*Objective*
Give back the full listing verbatim, apart from its images.

*Information provided*

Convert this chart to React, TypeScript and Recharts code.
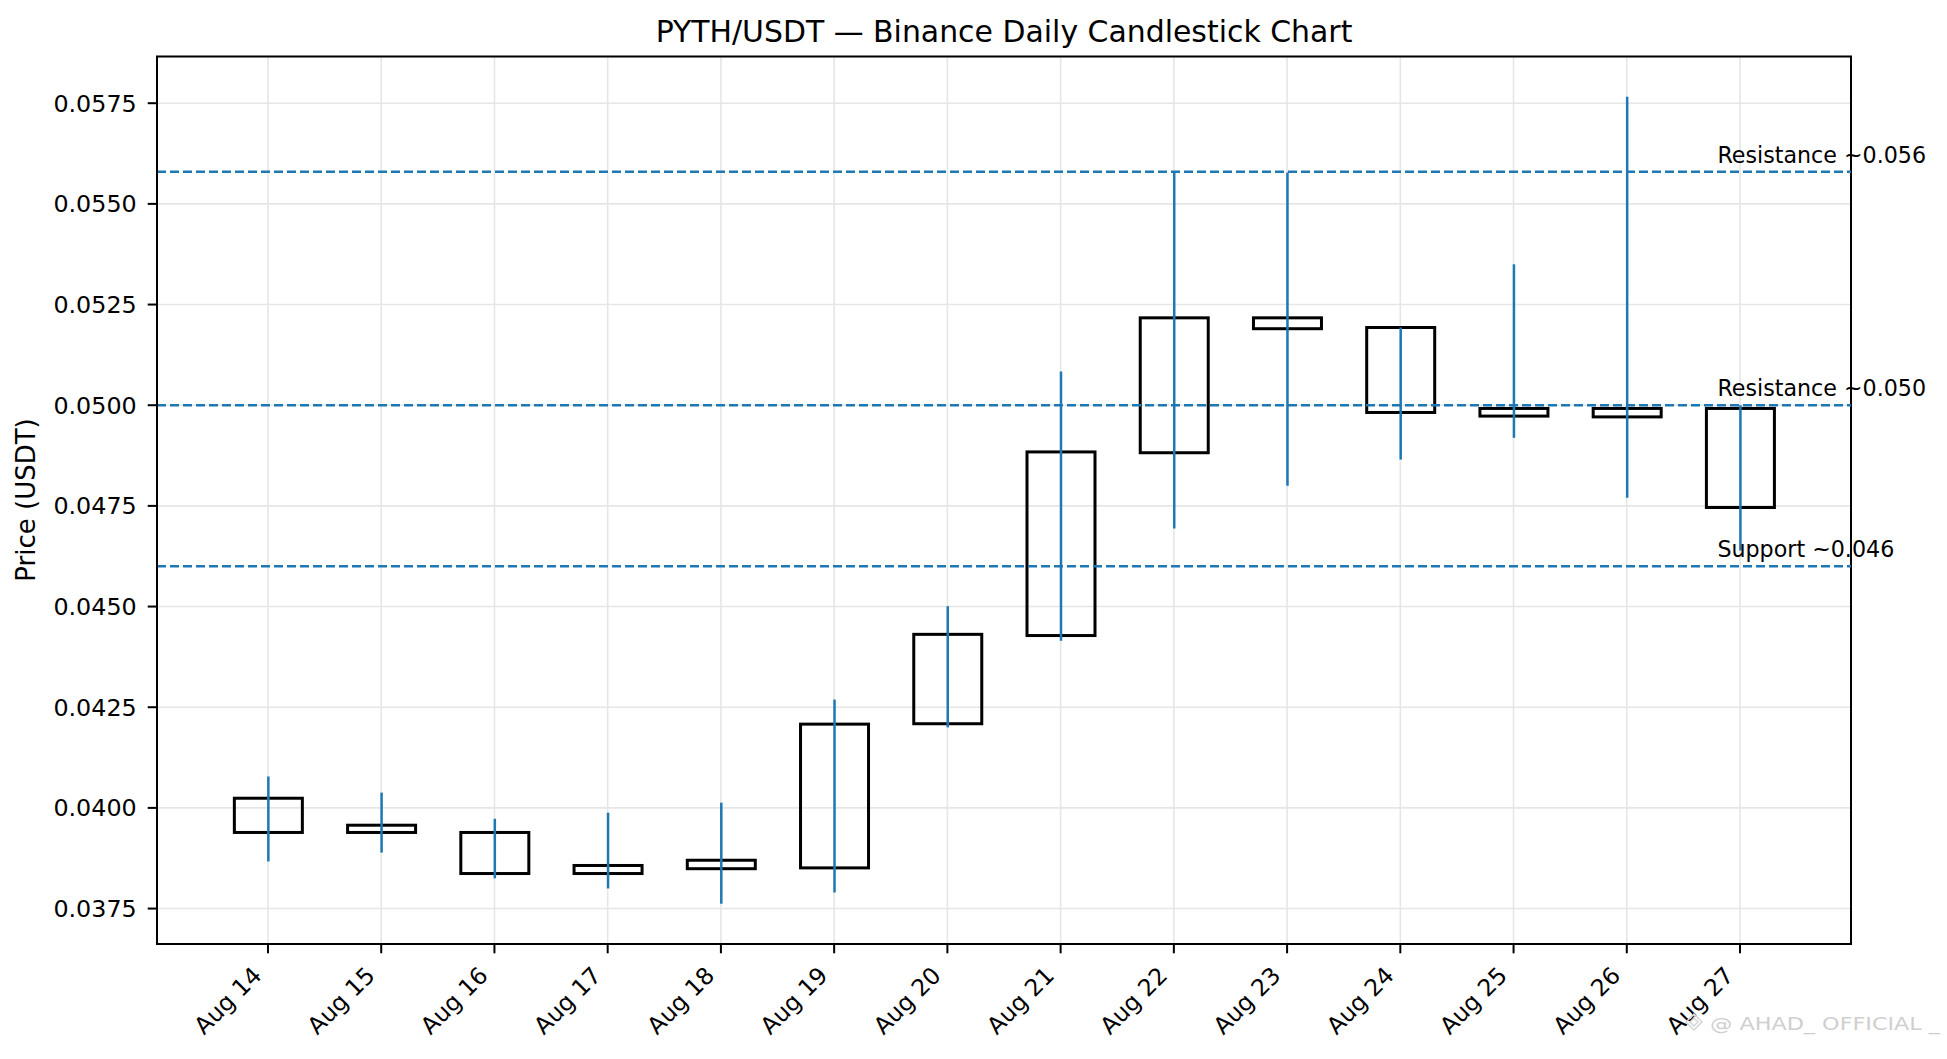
import React from "react";
import {
  ComposedChart,
  Bar,
  XAxis,
  YAxis,
  CartesianGrid,
  ReferenceLine,
  ReferenceArea,
} from "recharts";

const dates = [
  "Aug 14", "Aug 15", "Aug 16", "Aug 17", "Aug 18", "Aug 19", "Aug 20",
  "Aug 21", "Aug 22", "Aug 23", "Aug 24", "Aug 25", "Aug 26", "Aug 27",
];
const opens = [0.04024, 0.03939, 0.03939, 0.03837, 0.03849, 0.03851, 0.04209, 0.04428, 0.04882, 0.05217, 0.05193, 0.04973, 0.04992, 0.04992];
const closes = [0.03939, 0.03957, 0.03837, 0.03857, 0.0387, 0.04208, 0.04431, 0.04884, 0.05217, 0.0519, 0.04982, 0.04992, 0.04971, 0.04746];
const highs = [0.04078, 0.04038, 0.03973, 0.03988, 0.04013, 0.04269, 0.04501, 0.05084, 0.05578, 0.05578, 0.05193, 0.0535, 0.05766, 0.05];
const lows = [0.03867, 0.03889, 0.03825, 0.038, 0.03762, 0.0379, 0.042, 0.04415, 0.04694, 0.048, 0.04865, 0.04919, 0.0477, 0.04639];

const levelValues = [0.0558, 0.05, 0.046];
const levelLabels = ["Resistance ~0.056", "Resistance ~0.050", "Support ~0.046"];

const yTicks = [0.0375, 0.04, 0.0425, 0.045, 0.0475, 0.05, 0.0525, 0.055, 0.0575];

const X_MIN = -0.98;
const X_MAX = 13.98;
const Y_MIN = 0.03662;
const Y_MAX = 0.05866;
const LABEL_X = 12.8;

const FONT = "DejaVu Sans";
const BLUE = "#1f77b4";

const data = dates.map((d, i) => ({
  idx: i,
  date: d,
  open: opens[i],
  close: closes[i],
  high: highs[i],
  low: lows[i],
}));

// body + wick drawn from the [low, high] range bar
const Candle = (props: any) => {
  const { x, y, width, height, payload } = props;
  const { open, close, high, low } = payload;
  const k = height / (high - low);
  const yOf = (v: number) => y + (high - v) * k;
  const top = yOf(Math.max(open, close));
  const bot = yOf(Math.min(open, close));
  const cx = x + width / 2;
  return (
    <g>
      <rect x={x} y={top} width={width} height={Math.max(bot - top, 1)} fill="none" stroke="#000" strokeWidth={3} />
      <line x1={cx} x2={cx} y1={y} y2={y + height} stroke={BLUE} strokeWidth={2.5} />
    </g>
  );
};

const XTick = (props: any) => {
  const { x, y, payload } = props;
  return (
    <g transform={`translate(${x - 5},${y + 23.5})`}>
      <text
        x={0}
        y={0}
        transform="rotate(-45)"
        textAnchor="end"
        fontFamily={FONT}
        fontSize={23.5}
        fill="#000"
      >
        {dates[payload.value]}
      </text>
    </g>
  );
};

const levelLabel = (text: string) => (p: any) => {
  const vb = p.viewBox;
  const lx = vb.x + ((LABEL_X - X_MIN) / (X_MAX - X_MIN)) * vb.width;
  return (
    <text x={lx} y={vb.y - 9} fontFamily={FONT} fontSize={22.2} fill="#000">
      {text}
    </text>
  );
};

export default function App() {
  return (
    <div style={{ position: "absolute", left: 0, top: 0, width: 1947, height: 1059, background: "#fff" }}>
      <ComposedChart
        width={1947}
        height={1059}
        data={data}
        margin={{ top: 56.5, right: 96, bottom: 0, left: 0 }}
      >
        <CartesianGrid stroke="#e6e6e6" strokeWidth={1.6} />
        <XAxis
          dataKey="idx"
          type="number"
          domain={[X_MIN, X_MAX]}
          ticks={dates.map((_, i) => i)}
          interval={0}
          allowDataOverflow
          height={115}
          tickSize={9.3}
          tickMargin={0}
          tick={<XTick />}
          tickLine={{ stroke: "#000", strokeWidth: 2 }}
          axisLine={{ stroke: "#000", strokeWidth: 2 }}
        />
        <YAxis
          type="number"
          domain={[Y_MIN, Y_MAX]}
          ticks={yTicks}
          interval={0}
          allowDataOverflow
          width={157}
          tickSize={9.3}
          tickMargin={11}
          tickFormatter={(v: number) => v.toFixed(4)}
          tick={{ fill: "#000", fontSize: 23.8, fontFamily: FONT }}
          tickLine={{ stroke: "#000", strokeWidth: 2 }}
          axisLine={{ stroke: "#000", strokeWidth: 2 }}
        />
        {levelValues.map((v, i) => (
          <ReferenceLine
            key={i}
            y={v}
            stroke={BLUE}
            strokeWidth={2.5}
            strokeDasharray="9 4"
            label={levelLabel(levelLabels[i])}
          />
        ))}
        <Bar
          dataKey={(d: any) => [d.low, d.high]}
          barSize={68}
          shape={<Candle />}
          isAnimationActive={false}
        />
        <ReferenceArea
          x1={X_MIN}
          x2={X_MAX}
          y1={Y_MIN}
          y2={Y_MAX}
          fill="none"
          fillOpacity={0}
          stroke="#000"
          strokeWidth={2}
          ifOverflow="visible"
        />
      </ComposedChart>
      <svg
        width={1947}
        height={1059}
        style={{ position: "absolute", left: 0, top: 0, pointerEvents: "none" }}
      >
        <text x={1004} y={42} textAnchor="middle" fontFamily={FONT} fontSize={29.9} fill="#000">
          PYTH/USDT — Binance Daily Candlestick Chart
        </text>
        <text
          x={35}
          y={500}
          transform="rotate(-90 35 500)"
          textAnchor="middle"
          fontFamily={FONT}
          fontSize={26}
          fill="#000"
        >
          Price (USDT)
        </text>
        {/* watermark */}
        <g fill="none" stroke="#d6d6d6" strokeWidth={1.5}>
          <path d="M1694 1014 L1702 1022 L1694 1030 L1686 1022 Z" />
          <path d="M1694 1018 L1698 1022 L1694 1026 L1690 1022 Z" />
        </g>
        <text
          x={1710}
          y={1030}
          fontFamily={FONT}
          fontSize={17}
          fill="#cfcfcf"
          textLength={230}
          lengthAdjust="spacingAndGlyphs"
        >
          @ AHAD_ OFFICIAL _
        </text>
      </svg>
    </div>
  );
}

*Output for this exercise*
Convert this chart to React, TypeScript and Recharts code.
import React from "react";
import {
  ComposedChart,
  Bar,
  XAxis,
  YAxis,
  CartesianGrid,
  ReferenceLine,
  ReferenceArea,
} from "recharts";

const dates = [
  "Aug 14", "Aug 15", "Aug 16", "Aug 17", "Aug 18", "Aug 19", "Aug 20",
  "Aug 21", "Aug 22", "Aug 23", "Aug 24", "Aug 25", "Aug 26", "Aug 27",
];
const opens = [0.04024, 0.03939, 0.03939, 0.03837, 0.03849, 0.03851, 0.04209, 0.04428, 0.04882, 0.05217, 0.05193, 0.04973, 0.04992, 0.04992];
const closes = [0.03939, 0.03957, 0.03837, 0.03857, 0.0387, 0.04208, 0.04431, 0.04884, 0.05217, 0.0519, 0.04982, 0.04992, 0.04971, 0.04746];
const highs = [0.04078, 0.04038, 0.03973, 0.03988, 0.04013, 0.04269, 0.04501, 0.05084, 0.05578, 0.05578, 0.05193, 0.0535, 0.05766, 0.05];
const lows = [0.03867, 0.03889, 0.03825, 0.038, 0.03762, 0.0379, 0.042, 0.04415, 0.04694, 0.048, 0.04865, 0.04919, 0.0477, 0.04639];

const levelValues = [0.0558, 0.05, 0.046];
const levelLabels = ["Resistance ~0.056", "Resistance ~0.050", "Support ~0.046"];

const yTicks = [0.0375, 0.04, 0.0425, 0.045, 0.0475, 0.05, 0.0525, 0.055, 0.0575];

const X_MIN = -0.98;
const X_MAX = 13.98;
const Y_MIN = 0.03662;
const Y_MAX = 0.05866;
const LABEL_X = 12.8;

const FONT = "DejaVu Sans";
const BLUE = "#1f77b4";

const data = dates.map((d, i) => ({
  idx: i,
  date: d,
  open: opens[i],
  close: closes[i],
  high: highs[i],
  low: lows[i],
}));

// body + wick drawn from the [low, high] range bar
const Candle = (props: any) => {
  const { x, y, width, height, payload } = props;
  const { open, close, high, low } = payload;
  const k = height / (high - low);
  const yOf = (v: number) => y + (high - v) * k;
  const top = yOf(Math.max(open, close));
  const bot = yOf(Math.min(open, close));
  const cx = x + width / 2;
  return (
    <g>
      <rect x={x} y={top} width={width} height={Math.max(bot - top, 1)} fill="none" stroke="#000" strokeWidth={3} />
      <line x1={cx} x2={cx} y1={y} y2={y + height} stroke={BLUE} strokeWidth={2.5} />
    </g>
  );
};

const XTick = (props: any) => {
  const { x, y, payload } = props;
  return (
    <g transform={`translate(${x - 5},${y + 23.5})`}>
      <text
        x={0}
        y={0}
        transform="rotate(-45)"
        textAnchor="end"
        fontFamily={FONT}
        fontSize={23.5}
        fill="#000"
      >
        {dates[payload.value]}
      </text>
    </g>
  );
};

const levelLabel = (text: string) => (p: any) => {
  const vb = p.viewBox;
  const lx = vb.x + ((LABEL_X - X_MIN) / (X_MAX - X_MIN)) * vb.width;
  return (
    <text x={lx} y={vb.y - 9} fontFamily={FONT} fontSize={22.2} fill="#000">
      {text}
    </text>
  );
};

export default function App() {
  return (
    <div style={{ position: "absolute", left: 0, top: 0, width: 1947, height: 1059, background: "#fff" }}>
      <ComposedChart
        width={1947}
        height={1059}
        data={data}
        margin={{ top: 56.5, right: 96, bottom: 0, left: 0 }}
      >
        <CartesianGrid stroke="#e6e6e6" strokeWidth={1.6} />
        <XAxis
          dataKey="idx"
          type="number"
          domain={[X_MIN, X_MAX]}
          ticks={dates.map((_, i) => i)}
          interval={0}
          allowDataOverflow
          height={115}
          tickSize={9.3}
          tickMargin={0}
          tick={<XTick />}
          tickLine={{ stroke: "#000", strokeWidth: 2 }}
          axisLine={{ stroke: "#000", strokeWidth: 2 }}
        />
        <YAxis
          type="number"
          domain={[Y_MIN, Y_MAX]}
          ticks={yTicks}
          interval={0}
          allowDataOverflow
          width={157}
          tickSize={9.3}
          tickMargin={11}
          tickFormatter={(v: number) => v.toFixed(4)}
          tick={{ fill: "#000", fontSize: 23.8, fontFamily: FONT }}
          tickLine={{ stroke: "#000", strokeWidth: 2 }}
          axisLine={{ stroke: "#000", strokeWidth: 2 }}
        />
        {levelValues.map((v, i) => (
          <ReferenceLine
            key={i}
            y={v}
            stroke={BLUE}
            strokeWidth={2.5}
            strokeDasharray="9 4"
            label={levelLabel(levelLabels[i])}
          />
        ))}
        <Bar
          dataKey={(d: any) => [d.low, d.high]}
          barSize={68}
          shape={<Candle />}
          isAnimationActive={false}
        />
        <ReferenceArea
          x1={X_MIN}
          x2={X_MAX}
          y1={Y_MIN}
          y2={Y_MAX}
          fill="none"
          fillOpacity={0}
          stroke="#000"
          strokeWidth={2}
          ifOverflow="visible"
        />
      </ComposedChart>
      <svg
        width={1947}
        height={1059}
        style={{ position: "absolute", left: 0, top: 0, pointerEvents: "none" }}
      >
        <text x={1004} y={42} textAnchor="middle" fontFamily={FONT} fontSize={29.9} fill="#000">
          PYTH/USDT — Binance Daily Candlestick Chart
        </text>
        <text
          x={35}
          y={500}
          transform="rotate(-90 35 500)"
          textAnchor="middle"
          fontFamily={FONT}
          fontSize={26}
          fill="#000"
        >
          Price (USDT)
        </text>
        {/* watermark */}
        <g fill="none" stroke="#d6d6d6" strokeWidth={1.5}>
          <path d="M1694 1014 L1702 1022 L1694 1030 L1686 1022 Z" />
          <path d="M1694 1018 L1698 1022 L1694 1026 L1690 1022 Z" />
        </g>
        <text
          x={1710}
          y={1030}
          fontFamily={FONT}
          fontSize={17}
          fill="#cfcfcf"
          textLength={230}
          lengthAdjust="spacingAndGlyphs"
        >
          @ AHAD_ OFFICIAL _
        </text>
      </svg>
    </div>
  );
}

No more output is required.